I was finally out of Fenelon and on my way to Bobcaygeon.  The bike was running on empty, but I was ok with that, I still had miles of gravel fire roads before I got into the cottage and lighter would be more manageable.  I ignored the gas station in Bobcaygeon and pushed on to the cottage road with the odometer showing 236 miles since the last fill up.

The cottage road was slippery, but not like that damned construction, and it was graded properly.  I was making my way down this roller coaster of a road when the bike started to chug.  I was monkeying with the choke to keep it going when I remembered how low I was on gas.  A quick twist of the petcock to Reserve (which got me all the way back out four days later to fill up at 248 miles on the odo) made everything happy again and I road the final couple of miles without incident.

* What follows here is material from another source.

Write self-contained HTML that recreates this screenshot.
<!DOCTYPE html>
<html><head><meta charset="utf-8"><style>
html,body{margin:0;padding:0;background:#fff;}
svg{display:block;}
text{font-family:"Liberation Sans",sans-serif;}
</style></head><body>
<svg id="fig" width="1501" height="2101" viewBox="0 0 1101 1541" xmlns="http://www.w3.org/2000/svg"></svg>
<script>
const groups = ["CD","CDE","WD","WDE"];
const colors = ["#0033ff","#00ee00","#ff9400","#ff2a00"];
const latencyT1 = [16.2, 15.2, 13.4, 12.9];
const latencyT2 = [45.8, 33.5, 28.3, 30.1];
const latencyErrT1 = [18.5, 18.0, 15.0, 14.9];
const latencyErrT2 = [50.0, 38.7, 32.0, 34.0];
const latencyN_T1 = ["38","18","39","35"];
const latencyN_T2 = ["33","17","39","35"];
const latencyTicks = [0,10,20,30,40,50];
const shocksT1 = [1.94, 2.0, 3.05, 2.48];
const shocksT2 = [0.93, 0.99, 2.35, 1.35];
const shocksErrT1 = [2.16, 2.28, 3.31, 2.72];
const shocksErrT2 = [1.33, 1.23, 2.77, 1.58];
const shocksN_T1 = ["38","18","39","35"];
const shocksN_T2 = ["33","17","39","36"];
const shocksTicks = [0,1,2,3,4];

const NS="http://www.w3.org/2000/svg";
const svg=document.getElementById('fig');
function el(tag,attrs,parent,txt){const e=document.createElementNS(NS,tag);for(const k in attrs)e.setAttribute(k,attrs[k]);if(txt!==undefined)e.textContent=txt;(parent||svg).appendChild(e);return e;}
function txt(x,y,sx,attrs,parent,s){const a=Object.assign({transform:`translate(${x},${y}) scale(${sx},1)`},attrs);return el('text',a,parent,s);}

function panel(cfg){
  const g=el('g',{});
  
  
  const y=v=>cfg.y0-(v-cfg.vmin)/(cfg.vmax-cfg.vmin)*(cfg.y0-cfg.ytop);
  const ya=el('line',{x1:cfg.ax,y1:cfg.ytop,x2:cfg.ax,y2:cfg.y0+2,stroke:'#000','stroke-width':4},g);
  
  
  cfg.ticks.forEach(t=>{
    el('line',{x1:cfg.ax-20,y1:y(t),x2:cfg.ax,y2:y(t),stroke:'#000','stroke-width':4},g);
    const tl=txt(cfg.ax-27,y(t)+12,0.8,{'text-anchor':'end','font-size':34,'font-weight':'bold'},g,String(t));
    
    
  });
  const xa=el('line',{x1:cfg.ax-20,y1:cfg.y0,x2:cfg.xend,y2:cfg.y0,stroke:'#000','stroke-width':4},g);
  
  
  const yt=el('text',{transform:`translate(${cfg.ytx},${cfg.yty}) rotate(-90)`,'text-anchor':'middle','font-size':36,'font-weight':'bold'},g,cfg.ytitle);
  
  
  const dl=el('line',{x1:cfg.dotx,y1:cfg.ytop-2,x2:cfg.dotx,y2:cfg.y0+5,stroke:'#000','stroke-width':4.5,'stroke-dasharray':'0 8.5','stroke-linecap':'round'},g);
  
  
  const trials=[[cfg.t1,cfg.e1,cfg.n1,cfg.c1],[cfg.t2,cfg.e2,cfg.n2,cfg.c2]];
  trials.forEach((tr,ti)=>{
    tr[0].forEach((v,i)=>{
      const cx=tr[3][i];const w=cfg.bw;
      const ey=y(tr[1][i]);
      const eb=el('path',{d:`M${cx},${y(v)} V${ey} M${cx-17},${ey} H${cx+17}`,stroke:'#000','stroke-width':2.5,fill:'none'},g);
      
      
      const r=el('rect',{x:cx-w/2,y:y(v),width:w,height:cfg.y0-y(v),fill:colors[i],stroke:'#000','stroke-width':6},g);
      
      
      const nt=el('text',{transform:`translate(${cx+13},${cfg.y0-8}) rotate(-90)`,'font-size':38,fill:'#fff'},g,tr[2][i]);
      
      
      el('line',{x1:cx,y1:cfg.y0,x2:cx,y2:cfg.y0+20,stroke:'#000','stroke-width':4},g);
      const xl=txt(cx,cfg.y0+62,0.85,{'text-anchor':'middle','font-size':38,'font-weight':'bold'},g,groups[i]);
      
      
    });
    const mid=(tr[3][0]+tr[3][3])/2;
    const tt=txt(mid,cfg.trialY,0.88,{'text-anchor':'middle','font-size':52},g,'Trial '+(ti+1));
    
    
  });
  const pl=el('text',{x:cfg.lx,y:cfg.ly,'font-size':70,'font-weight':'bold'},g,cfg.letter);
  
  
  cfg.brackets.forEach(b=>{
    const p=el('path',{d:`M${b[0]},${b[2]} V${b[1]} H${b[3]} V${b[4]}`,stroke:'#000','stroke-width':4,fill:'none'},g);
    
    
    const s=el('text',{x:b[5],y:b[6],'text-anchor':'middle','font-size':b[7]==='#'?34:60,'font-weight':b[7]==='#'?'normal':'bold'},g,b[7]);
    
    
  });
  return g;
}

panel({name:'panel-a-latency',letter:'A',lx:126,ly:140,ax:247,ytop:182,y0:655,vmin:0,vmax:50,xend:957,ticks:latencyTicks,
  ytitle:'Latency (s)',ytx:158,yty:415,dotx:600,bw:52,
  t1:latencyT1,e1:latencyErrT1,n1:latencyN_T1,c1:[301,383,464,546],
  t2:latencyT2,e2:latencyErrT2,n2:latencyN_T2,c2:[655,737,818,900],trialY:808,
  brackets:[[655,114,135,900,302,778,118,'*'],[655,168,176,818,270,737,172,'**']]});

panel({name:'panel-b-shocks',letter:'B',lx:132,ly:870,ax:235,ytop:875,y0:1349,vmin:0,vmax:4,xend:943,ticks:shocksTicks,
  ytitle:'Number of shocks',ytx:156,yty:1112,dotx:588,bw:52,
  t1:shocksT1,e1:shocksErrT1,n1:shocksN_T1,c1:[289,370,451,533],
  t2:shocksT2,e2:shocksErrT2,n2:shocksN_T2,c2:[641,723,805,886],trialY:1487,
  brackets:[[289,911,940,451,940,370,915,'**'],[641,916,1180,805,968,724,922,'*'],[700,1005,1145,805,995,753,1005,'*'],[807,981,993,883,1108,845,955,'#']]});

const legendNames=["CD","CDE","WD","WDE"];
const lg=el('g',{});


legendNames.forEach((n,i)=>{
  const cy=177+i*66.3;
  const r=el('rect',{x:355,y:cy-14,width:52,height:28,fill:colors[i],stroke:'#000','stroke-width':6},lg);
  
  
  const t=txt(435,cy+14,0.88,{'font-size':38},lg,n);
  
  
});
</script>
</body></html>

The cottage road – sort of like a rally stage.  The Concours was sure footed on the wet gravel.

It was still hosing down when I pulled into the cottage garage and took off my helmet with shaking hands.  Should I have stopped?  Hells no!  I was looking for a challenge and the weather, traffic and horrible roads had provided one.  Doing a difficult thing well is its own reward, and this epic submarine riding trek becomes another unforgettable experience that I can add to my riding résumé.

Still the most comfortable (and cheapest) helmet I own.  Hours in the rain it kept me dry, was virtually fog free (I waxed the visor before leaving – water beaded off), and comfortable.
Jeff’s heated gloves, waterproof for
the first couple of hours, then
soaked, but warm!
Parked in Fenelon Falls with dodgy brakes and a ‘screw-it I’m getting there’ attitude
Mud covered but parked in the cottage garage.

The next day (sure, whatever) the sun came out and everything was steaming.
It took the jacket and gloves two days to dry out.